• TASK REQUIREMENTS: The line holding "const yTicksD = [0, 0.02, 0.04];" is the last one to output; start at the first line of the data, keep every line in between exactly, and leave out pictures.

• DATA SHOWN:
--------

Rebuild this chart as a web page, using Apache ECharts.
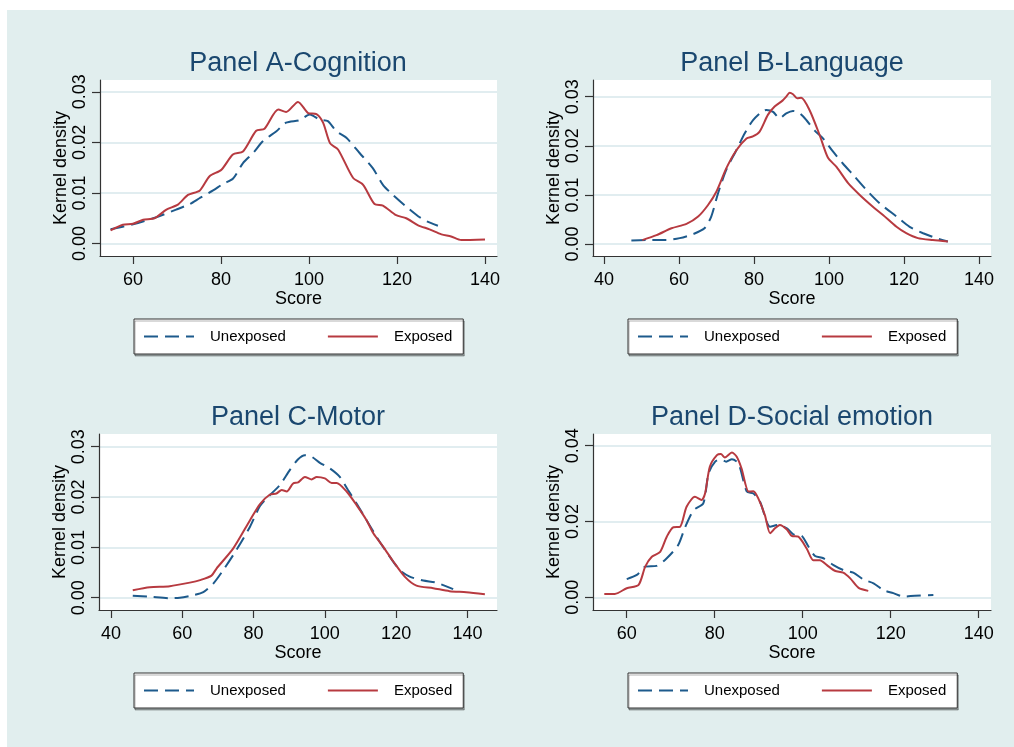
<!DOCTYPE html>
<html>
<head>
<meta charset="utf-8">
<script src="https://cdn.jsdelivr.net/npm/echarts@6/dist/echarts.min.js"></script>
<style>
html,body{margin:0;padding:0;background:#fff;}
#c{width:1014px;height:747px;}
</style>
</head>
<body>
<div id="c"></div>
<script>
// ---- Data ----
const panelTitles = ['Panel A-Cognition', 'Panel B-Language', 'Panel C-Motor', 'Panel D-Social emotion'];
const seriesNames = ['Unexposed', 'Exposed'];
const xTicksA = [60, 80, 100, 120, 140];
const xTicksB = [40, 60, 80, 100, 120, 140];
const xTicksC = [40, 60, 80, 100, 120, 140];
const xTicksD = [60, 80, 100, 120, 140];
const yTicksABC = [0, 0.01, 0.02, 0.03];
const yTicksD = [0, 0.02, 0.04];

const cognitionUnexposed = [[54.9,0.0028],[60,0.0038],[65.3,0.0052],[69.8,0.0067],[72.9,0.0078],[75.2,0.0090],[78.2,0.0105],[80.5,0.0118],[82.7,0.0128],[85,0.0159],[87.3,0.0179],[89.5,0.0202],[92.6,0.0222],[94.8,0.0239],[97.9,0.0244],[100.2,0.0255],[102.4,0.0245],[104.3,0.0242],[106.2,0.0222],[108.5,0.0209],[111.5,0.0179],[114.5,0.0149],[116.8,0.0116],[119.1,0.0096],[122.1,0.0073],[124.8,0.0054],[126.7,0.0044],[129.3,0.0035]];
const cognitionExposed = [[54.9,0.0026],[57.7,0.0037],[60,0.0039],[62.3,0.0047],[64.9,0.0050],[67.6,0.0067],[70.2,0.0077],[72.5,0.0096],[75.2,0.0105],[77.4,0.0133],[80.1,0.0146],[82.7,0.0176],[85.0,0.0182],[88.0,0.0223],[89.9,0.0227],[93.0,0.0265],[94.8,0.0260],[97.5,0.0280],[99.8,0.0258],[101.7,0.0256],[103.2,0.0239],[104.8,0.0198],[106.6,0.0186],[110,0.0130],[112.3,0.0116],[114.9,0.0078],[116.8,0.0075],[119.8,0.0056],[122.1,0.0050],[124.8,0.0036],[127.4,0.0028],[130.1,0.0018],[132.3,0.0014],[134.6,0.0007],[140,0.0008]];
const languageUnexposed = [[47.3,0.0007],[51.7,0.0008],[56.6,0.0008],[60.2,0.0012],[63.7,0.0020],[66.8,0.0032],[68.6,0.0056],[70.4,0.0103],[72.6,0.0151],[75.3,0.0191],[77.5,0.0225],[79.7,0.0252],[82.0,0.0269],[83.3,0.0273],[85.1,0.0269],[86.8,0.0256],[88.6,0.0266],[90.4,0.0271],[92.2,0.0266],[94.0,0.0252],[96.2,0.0231],[98.4,0.0215],[101.1,0.0188],[103.7,0.0164],[106.4,0.0141],[110.0,0.0110],[113.5,0.0083],[118.0,0.0056],[121.5,0.0035],[125.1,0.0022],[128.6,0.0012],[131.7,0.0005]];
const languageExposed = [[50.2,0.0008],[54.0,0.0018],[58.0,0.0032],[62.0,0.0041],[65.1,0.0056],[67.7,0.0079],[70.0,0.0107],[72.6,0.0154],[75.3,0.0191],[78.0,0.0215],[79.7,0.0219],[81.5,0.0229],[83.7,0.0263],[85.5,0.0280],[87.6,0.0292],[88.6,0.0300],[89.5,0.0308],[90.4,0.0305],[91.5,0.0297],[92.6,0.0298],[94.8,0.0273],[97.5,0.0222],[99.7,0.0176],[102.0,0.0157],[105.1,0.0124],[108.2,0.0100],[111.7,0.0076],[114.4,0.0059],[118.0,0.0035],[120.6,0.0022],[123.7,0.0012],[127.7,0.0008],[131.7,0.0005]];
const motorUnexposed = [[46.1,0.0004],[50.9,0.0002],[56.5,-0.0001],[59.3,0.0000],[63.1,0.0005],[65.9,0.0011],[68.7,0.0028],[71.5,0.0055],[75.2,0.0095],[79.0,0.0141],[81.8,0.0182],[84.6,0.0204],[87.4,0.0224],[90.2,0.0254],[92.5,0.0275],[94.4,0.0283],[96.3,0.0280],[98.6,0.0268],[101.4,0.0257],[104.2,0.0240],[106.5,0.0214],[108.9,0.0187],[111.7,0.0154],[114.5,0.0121],[117.3,0.0091],[121.0,0.0055],[123.8,0.0042],[127.6,0.0034],[131.3,0.0030],[136.0,0.0017]];
const motorExposed = [[46.1,0.0015],[50.9,0.0021],[56.5,0.0023],[62.1,0.0030],[65.0,0.0035],[68.2,0.0044],[69.6,0.0058],[74.3,0.0098],[79.0,0.0154],[81.8,0.0186],[84.6,0.0205],[86.4,0.0207],[87.9,0.0214],[89.3,0.0211],[91.1,0.0227],[92.5,0.0229],[94.4,0.0240],[96.3,0.0235],[97.7,0.0240],[100.0,0.0237],[101.9,0.0228],[103.3,0.0228],[106.1,0.0211],[108.9,0.0184],[111.7,0.0154],[113.6,0.0128],[116.4,0.0101],[119.2,0.0072],[122.4,0.0042],[125.7,0.0024],[130.4,0.0019],[135.0,0.0013],[139.7,0.0011],[144.9,0.0007]];
const socialUnexposed = [[60,0.0048],[62.3,0.0059],[64.2,0.0081],[66.8,0.0083],[69.1,0.0103],[71.7,0.0138],[73.3,0.0186],[75.2,0.0230],[77.4,0.0248],[78.6,0.0327],[80.1,0.0358],[81.4,0.0364],[82.6,0.0358],[83.9,0.0364],[85.4,0.0353],[87.3,0.0279],[88.8,0.0274],[90.3,0.0252],[92.6,0.0186],[94.5,0.0191],[96.4,0.0182],[97.9,0.0166],[99.8,0.0162],[101.3,0.0134],[102.8,0.0109],[104.7,0.0103],[107.0,0.0085],[109.2,0.0072],[111.5,0.0065],[113.8,0.0047],[116.1,0.0037],[118.3,0.0019],[120.6,0.0011],[122.9,0.0002],[125.5,0.0004],[129.7,0.0006]];
const socialExposed = [[54.9,0.0009],[57.3,0.0009],[60,0.0024],[62.7,0.0033],[64.2,0.0081],[65.7,0.0107],[67.6,0.0120],[69.1,0.0160],[70.6,0.0185],[72.1,0.0186],[73.6,0.0239],[75.5,0.0265],[77.0,0.0257],[77.8,0.0274],[78.9,0.0345],[80.5,0.0375],[81.4,0.0378],[82.3,0.0369],[83.9,0.0382],[85.0,0.0371],[86.1,0.0340],[87.7,0.0279],[88.8,0.0280],[89.9,0.0261],[91.4,0.0217],[92.6,0.0169],[93.7,0.0182],[94.8,0.0191],[96.4,0.0179],[97.5,0.0162],[99.0,0.0160],[100.9,0.0129],[102.4,0.0098],[103.9,0.0098],[105.5,0.0085],[107.3,0.0070],[109.2,0.0065],[110.8,0.0050],[112.7,0.0025],[114.9,0.0017]];

// ---- Layout / style ----
const FONT = "'Liberation Sans', Arial, sans-serif";
const BLUE = '#1d5a8c';
const RED = '#b73a40';
const TITLE_COLOR = '#1a476f';

const panels = [
  {grid:{left:100, top:80, width:397, height:176}, xr:[52.5,142.73], yr:[-0.00247,0.03233], xt:xTicksA, yt:yTicksABC, data:[cognitionUnexposed, cognitionExposed], tx:298, ty:64, legend:{left:134, top:319}},
  {grid:{left:593, top:80, width:398, height:176}, xr:[37.07,143.2], yr:[-0.00244,0.0334], xt:xTicksB, yt:yTicksABC, data:[languageUnexposed, languageExposed], tx:792, ty:64, legend:{left:628, top:319}},
  {grid:{left:99, top:434, width:398, height:176}, xr:[36.63,148.3], yr:[-0.00244,0.03252], xt:xTicksC, yt:yTicksABC, data:[motorUnexposed, motorExposed], tx:298, ty:418, legend:{left:134, top:673}},
  {grid:{left:593, top:434, width:398, height:176}, xr:[52.33,142.8], yr:[-0.00335,0.04309], xt:xTicksD, yt:yTicksD, data:[socialUnexposed, socialExposed], tx:792, ty:418, legend:{left:628, top:673}}
];

const grids = [], xAxes = [], yAxes = [], series = [], legends = [], graphics = [];

graphics.push({type:'rect', shape:{x:7, y:10, width:1007, height:737}, style:{fill:'#e1eeee'}, z:-10, silent:true});

panels.forEach((p, i) => {
  grids.push(Object.assign({show:true, backgroundColor:'#ffffff', borderWidth:0}, p.grid));
  xAxes.push({
    type:'value', gridIndex:i, min:p.xr[0], max:p.xr[1],
    name:'Score', nameLocation:'middle', nameGap:32,
    nameTextStyle:{fontFamily:FONT, fontSize:18, color:'#000'},
    axisLine:{show:true, onZero:false, lineStyle:{color:'#333', width:1.2}},
    axisTick:{show:true, length:8, customValues:p.xt, lineStyle:{color:'#333', width:1.2}},
    axisLabel:{customValues:p.xt, margin:15, fontFamily:FONT, fontSize:18, color:'#000'},
    splitLine:{show:false}
  });
  yAxes.push({
    type:'value', gridIndex:i, min:p.yr[0], max:p.yr[1],
    name:'Kernel density', nameLocation:'middle', nameGap:30, nameRotate:90,
    nameTextStyle:{fontFamily:FONT, fontSize:18, color:'#000'},
    axisLine:{show:true, onZero:false, lineStyle:{color:'#333', width:1.2}},
    axisTick:{show:true, length:8, customValues:p.yt, lineStyle:{color:'#333', width:1.2}},
    axisLabel:{customValues:p.yt, rotate:90, margin:11, fontFamily:FONT, fontSize:18, color:'#000',
      formatter:(v)=>Number(v).toFixed(2)},
    splitLine:{show:true, lineStyle:{color:'#e1edf0', width:2}}
  });
  series.push({
    name:seriesNames[0], type:'line', xAxisIndex:i, yAxisIndex:i, data:p.data[0],
    showSymbol:false, symbol:'none', smooth:0.25,
    lineStyle:{color:BLUE, width:2, type:[14,7]}, itemStyle:{color:BLUE}, z:2
  });
  series.push({
    name:seriesNames[1], type:'line', xAxisIndex:i, yAxisIndex:i, data:p.data[1],
    showSymbol:false, symbol:'none', smooth:0.25,
    lineStyle:{color:RED, width:2}, itemStyle:{color:RED}, z:3
  });
  legends.push({
    left:p.legend.left, top:p.legend.top, orient:'horizontal',
    data:seriesNames, itemWidth:50, itemHeight:14, itemGap:41,
    backgroundColor:'#ffffff', borderColor:'#333', borderWidth:1, borderRadius:0,
    padding:[10,11,10,9],
    shadowColor:'rgba(0,0,0,0.3)', shadowOffsetX:1, shadowOffsetY:2, shadowBlur:0,
    itemStyle:{opacity:0},
    textStyle:{fontFamily:FONT, fontSize:15, color:'#000', padding:[0,0,0,11]},
    selectedMode:false
  });
  graphics.push({type:'text', x:p.tx, y:p.ty, style:{text:panelTitles[i], fill:TITLE_COLOR, font:'27px ' + FONT, textAlign:'center', textVerticalAlign:'middle'}});
});

const chart = echarts.init(document.getElementById('c'), null, {renderer:'canvas'});
chart.setOption({
  backgroundColor:'#ffffff',
  animation:false,
  grid:grids, xAxis:xAxes, yAxis:yAxes, series:series, legend:legends,
  graphic:graphics
});
</script>
</body>
</html>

--------

• TASK ANSWER:
Rebuild this chart as a web page, using Apache ECharts.
<!DOCTYPE html>
<html>
<head>
<meta charset="utf-8">
<script src="https://cdn.jsdelivr.net/npm/echarts@6/dist/echarts.min.js"></script>
<style>
html,body{margin:0;padding:0;background:#fff;}
#c{width:1014px;height:747px;}
</style>
</head>
<body>
<div id="c"></div>
<script>
// ---- Data ----
const panelTitles = ['Panel A-Cognition', 'Panel B-Language', 'Panel C-Motor', 'Panel D-Social emotion'];
const seriesNames = ['Unexposed', 'Exposed'];
const xTicksA = [60, 80, 100, 120, 140];
const xTicksB = [40, 60, 80, 100, 120, 140];
const xTicksC = [40, 60, 80, 100, 120, 140];
const xTicksD = [60, 80, 100, 120, 140];
const yTicksABC = [0, 0.01, 0.02, 0.03];
const yTicksD = [0, 0.02, 0.04];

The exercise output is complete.